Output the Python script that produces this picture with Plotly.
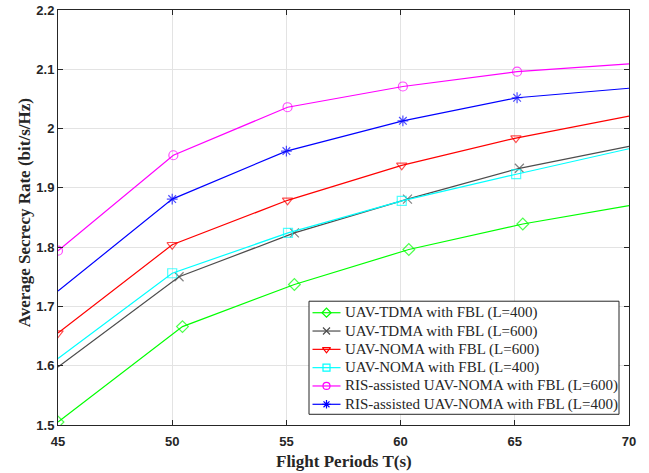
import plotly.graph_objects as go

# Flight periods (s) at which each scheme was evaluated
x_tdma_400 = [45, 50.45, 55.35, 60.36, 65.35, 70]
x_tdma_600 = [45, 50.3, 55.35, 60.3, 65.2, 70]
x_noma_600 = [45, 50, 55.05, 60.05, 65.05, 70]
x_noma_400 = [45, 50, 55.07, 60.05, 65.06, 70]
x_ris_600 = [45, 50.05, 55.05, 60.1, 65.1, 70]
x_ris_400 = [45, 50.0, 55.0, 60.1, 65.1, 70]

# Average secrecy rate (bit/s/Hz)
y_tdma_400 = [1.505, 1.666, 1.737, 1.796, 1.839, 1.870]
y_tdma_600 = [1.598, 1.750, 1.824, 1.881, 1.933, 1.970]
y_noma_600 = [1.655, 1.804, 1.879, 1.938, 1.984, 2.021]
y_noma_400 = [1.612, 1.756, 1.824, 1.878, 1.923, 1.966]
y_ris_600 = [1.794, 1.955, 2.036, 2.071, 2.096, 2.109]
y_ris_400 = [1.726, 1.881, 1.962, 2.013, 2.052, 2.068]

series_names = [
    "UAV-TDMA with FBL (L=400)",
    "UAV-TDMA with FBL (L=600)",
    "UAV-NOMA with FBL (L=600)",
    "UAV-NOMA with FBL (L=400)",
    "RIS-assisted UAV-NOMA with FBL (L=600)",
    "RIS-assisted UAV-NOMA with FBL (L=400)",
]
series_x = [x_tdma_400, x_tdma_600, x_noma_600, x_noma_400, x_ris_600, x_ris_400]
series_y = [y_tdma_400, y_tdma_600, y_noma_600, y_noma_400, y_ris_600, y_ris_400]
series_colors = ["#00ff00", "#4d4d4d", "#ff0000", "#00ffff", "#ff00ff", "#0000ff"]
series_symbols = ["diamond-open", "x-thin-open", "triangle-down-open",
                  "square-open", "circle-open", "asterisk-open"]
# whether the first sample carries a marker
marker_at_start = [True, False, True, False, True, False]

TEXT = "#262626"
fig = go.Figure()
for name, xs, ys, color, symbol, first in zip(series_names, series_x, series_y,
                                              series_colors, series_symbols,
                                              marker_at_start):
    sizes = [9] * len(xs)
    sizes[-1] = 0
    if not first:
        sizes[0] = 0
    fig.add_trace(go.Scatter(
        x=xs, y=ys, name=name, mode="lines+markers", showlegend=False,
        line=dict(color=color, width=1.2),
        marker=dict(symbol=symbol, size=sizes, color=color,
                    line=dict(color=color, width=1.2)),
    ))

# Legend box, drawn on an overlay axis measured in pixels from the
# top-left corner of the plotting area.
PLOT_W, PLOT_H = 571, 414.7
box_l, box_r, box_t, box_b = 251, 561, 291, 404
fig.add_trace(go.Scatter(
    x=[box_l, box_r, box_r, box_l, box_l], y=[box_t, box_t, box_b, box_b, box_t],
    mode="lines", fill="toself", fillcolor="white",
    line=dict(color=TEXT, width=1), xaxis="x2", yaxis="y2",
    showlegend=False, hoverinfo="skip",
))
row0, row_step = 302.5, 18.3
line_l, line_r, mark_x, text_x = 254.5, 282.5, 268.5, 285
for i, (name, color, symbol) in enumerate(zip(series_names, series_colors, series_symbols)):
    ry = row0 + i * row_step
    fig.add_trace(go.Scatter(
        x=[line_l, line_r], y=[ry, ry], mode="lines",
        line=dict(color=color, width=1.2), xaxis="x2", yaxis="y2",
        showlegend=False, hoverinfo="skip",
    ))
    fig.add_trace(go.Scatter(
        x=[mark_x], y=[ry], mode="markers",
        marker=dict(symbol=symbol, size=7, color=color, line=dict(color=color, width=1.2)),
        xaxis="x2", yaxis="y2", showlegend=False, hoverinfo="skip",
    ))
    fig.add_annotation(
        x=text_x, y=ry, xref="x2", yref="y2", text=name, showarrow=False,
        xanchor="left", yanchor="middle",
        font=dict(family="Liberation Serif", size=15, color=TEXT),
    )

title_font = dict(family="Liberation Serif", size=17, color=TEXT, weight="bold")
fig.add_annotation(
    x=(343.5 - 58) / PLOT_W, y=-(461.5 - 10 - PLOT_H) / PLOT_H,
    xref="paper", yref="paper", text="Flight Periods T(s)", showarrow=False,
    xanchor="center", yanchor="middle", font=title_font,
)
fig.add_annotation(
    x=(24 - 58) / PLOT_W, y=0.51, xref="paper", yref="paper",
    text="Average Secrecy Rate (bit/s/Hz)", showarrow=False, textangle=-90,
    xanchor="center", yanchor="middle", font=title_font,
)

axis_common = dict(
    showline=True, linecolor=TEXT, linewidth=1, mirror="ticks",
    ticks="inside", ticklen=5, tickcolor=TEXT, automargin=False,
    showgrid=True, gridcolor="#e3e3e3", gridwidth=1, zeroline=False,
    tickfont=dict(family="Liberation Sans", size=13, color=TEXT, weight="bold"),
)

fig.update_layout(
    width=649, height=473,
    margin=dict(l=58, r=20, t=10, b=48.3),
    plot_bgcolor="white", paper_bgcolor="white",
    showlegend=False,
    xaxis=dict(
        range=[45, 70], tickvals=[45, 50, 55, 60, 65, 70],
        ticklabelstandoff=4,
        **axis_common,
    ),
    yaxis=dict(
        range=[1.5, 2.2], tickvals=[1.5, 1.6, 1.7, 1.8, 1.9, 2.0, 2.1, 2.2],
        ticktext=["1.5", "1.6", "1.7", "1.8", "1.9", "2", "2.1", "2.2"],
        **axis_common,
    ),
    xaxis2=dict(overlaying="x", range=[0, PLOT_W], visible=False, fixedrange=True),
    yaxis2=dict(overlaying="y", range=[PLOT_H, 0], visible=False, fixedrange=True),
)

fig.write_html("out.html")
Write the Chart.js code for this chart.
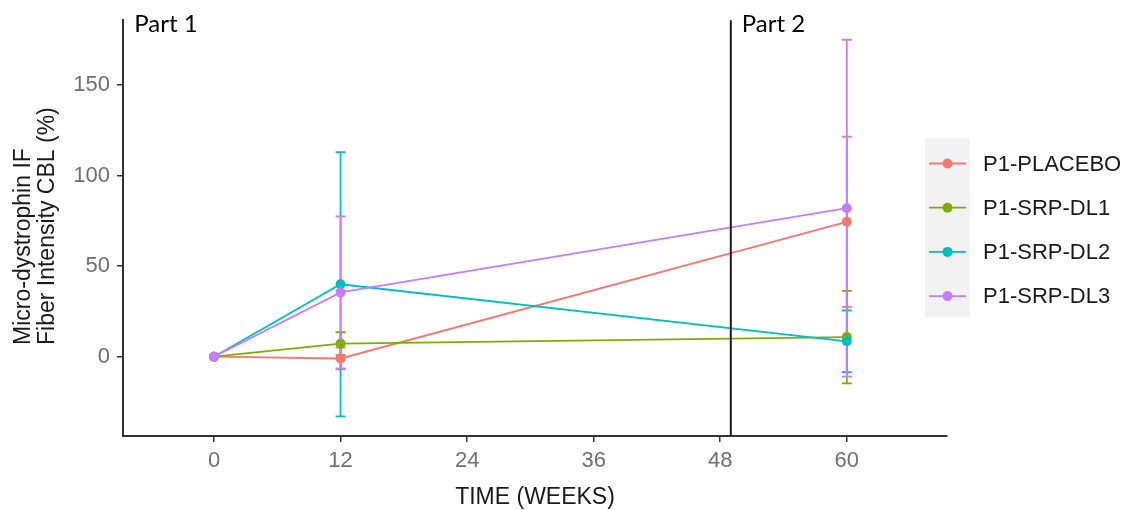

================

TASK TO CARRY OUT:
Without including the pictures, return each record above exactly as it stands.

OUTPUT OF THE EXERCISE:
Output the Python script that produces this picture with Plotly.
import plotly.graph_objects as go

# Flight periods (s) at which each scheme was evaluated
x_tdma_400 = [45, 50.45, 55.35, 60.36, 65.35, 70]
x_tdma_600 = [45, 50.3, 55.35, 60.3, 65.2, 70]
x_noma_600 = [45, 50, 55.05, 60.05, 65.05, 70]
x_noma_400 = [45, 50, 55.07, 60.05, 65.06, 70]
x_ris_600 = [45, 50.05, 55.05, 60.1, 65.1, 70]
x_ris_400 = [45, 50.0, 55.0, 60.1, 65.1, 70]

# Average secrecy rate (bit/s/Hz)
y_tdma_400 = [1.505, 1.666, 1.737, 1.796, 1.839, 1.870]
y_tdma_600 = [1.598, 1.750, 1.824, 1.881, 1.933, 1.970]
y_noma_600 = [1.655, 1.804, 1.879, 1.938, 1.984, 2.021]
y_noma_400 = [1.612, 1.756, 1.824, 1.878, 1.923, 1.966]
y_ris_600 = [1.794, 1.955, 2.036, 2.071, 2.096, 2.109]
y_ris_400 = [1.726, 1.881, 1.962, 2.013, 2.052, 2.068]

series_names = [
    "UAV-TDMA with FBL (L=400)",
    "UAV-TDMA with FBL (L=600)",
    "UAV-NOMA with FBL (L=600)",
    "UAV-NOMA with FBL (L=400)",
    "RIS-assisted UAV-NOMA with FBL (L=600)",
    "RIS-assisted UAV-NOMA with FBL (L=400)",
]
series_x = [x_tdma_400, x_tdma_600, x_noma_600, x_noma_400, x_ris_600, x_ris_400]
series_y = [y_tdma_400, y_tdma_600, y_noma_600, y_noma_400, y_ris_600, y_ris_400]
series_colors = ["#00ff00", "#4d4d4d", "#ff0000", "#00ffff", "#ff00ff", "#0000ff"]
series_symbols = ["diamond-open", "x-thin-open", "triangle-down-open",
                  "square-open", "circle-open", "asterisk-open"]
# whether the first sample carries a marker
marker_at_start = [True, False, True, False, True, False]

TEXT = "#262626"
fig = go.Figure()
for name, xs, ys, color, symbol, first in zip(series_names, series_x, series_y,
                                              series_colors, series_symbols,
                                              marker_at_start):
    sizes = [9] * len(xs)
    sizes[-1] = 0
    if not first:
        sizes[0] = 0
    fig.add_trace(go.Scatter(
        x=xs, y=ys, name=name, mode="lines+markers", showlegend=False,
        line=dict(color=color, width=1.2),
        marker=dict(symbol=symbol, size=sizes, color=color,
                    line=dict(color=color, width=1.2)),
    ))

# Legend box, drawn on an overlay axis measured in pixels from the
# top-left corner of the plotting area.
PLOT_W, PLOT_H = 571, 414.7
box_l, box_r, box_t, box_b = 251, 561, 291, 404
fig.add_trace(go.Scatter(
    x=[box_l, box_r, box_r, box_l, box_l], y=[box_t, box_t, box_b, box_b, box_t],
    mode="lines", fill="toself", fillcolor="white",
    line=dict(color=TEXT, width=1), xaxis="x2", yaxis="y2",
    showlegend=False, hoverinfo="skip",
))
row0, row_step = 302.5, 18.3
line_l, line_r, mark_x, text_x = 254.5, 282.5, 268.5, 285
for i, (name, color, symbol) in enumerate(zip(series_names, series_colors, series_symbols)):
    ry = row0 + i * row_step
    fig.add_trace(go.Scatter(
        x=[line_l, line_r], y=[ry, ry], mode="lines",
        line=dict(color=color, width=1.2), xaxis="x2", yaxis="y2",
        showlegend=False, hoverinfo="skip",
    ))
    fig.add_trace(go.Scatter(
        x=[mark_x], y=[ry], mode="markers",
        marker=dict(symbol=symbol, size=7, color=color, line=dict(color=color, width=1.2)),
        xaxis="x2", yaxis="y2", showlegend=False, hoverinfo="skip",
    ))
    fig.add_annotation(
        x=text_x, y=ry, xref="x2", yref="y2", text=name, showarrow=False,
        xanchor="left", yanchor="middle",
        font=dict(family="Liberation Serif", size=15, color=TEXT),
    )

title_font = dict(family="Liberation Serif", size=17, color=TEXT, weight="bold")
fig.add_annotation(
    x=(343.5 - 58) / PLOT_W, y=-(461.5 - 10 - PLOT_H) / PLOT_H,
    xref="paper", yref="paper", text="Flight Periods T(s)", showarrow=False,
    xanchor="center", yanchor="middle", font=title_font,
)
fig.add_annotation(
    x=(24 - 58) / PLOT_W, y=0.51, xref="paper", yref="paper",
    text="Average Secrecy Rate (bit/s/Hz)", showarrow=False, textangle=-90,
    xanchor="center", yanchor="middle", font=title_font,
)

axis_common = dict(
    showline=True, linecolor=TEXT, linewidth=1, mirror="ticks",
    ticks="inside", ticklen=5, tickcolor=TEXT, automargin=False,
    showgrid=True, gridcolor="#e3e3e3", gridwidth=1, zeroline=False,
    tickfont=dict(family="Liberation Sans", size=13, color=TEXT, weight="bold"),
)

fig.update_layout(
    width=649, height=473,
    margin=dict(l=58, r=20, t=10, b=48.3),
    plot_bgcolor="white", paper_bgcolor="white",
    showlegend=False,
    xaxis=dict(
        range=[45, 70], tickvals=[45, 50, 55, 60, 65, 70],
        ticklabelstandoff=4,
        **axis_common,
    ),
    yaxis=dict(
        range=[1.5, 2.2], tickvals=[1.5, 1.6, 1.7, 1.8, 1.9, 2.0, 2.1, 2.2],
        ticktext=["1.5", "1.6", "1.7", "1.8", "1.9", "2", "2.1", "2.2"],
        **axis_common,
    ),
    xaxis2=dict(overlaying="x", range=[0, PLOT_W], visible=False, fixedrange=True),
    yaxis2=dict(overlaying="y", range=[PLOT_H, 0], visible=False, fixedrange=True),
)

fig.write_html("out.html")
Write the Chart.js code for this chart.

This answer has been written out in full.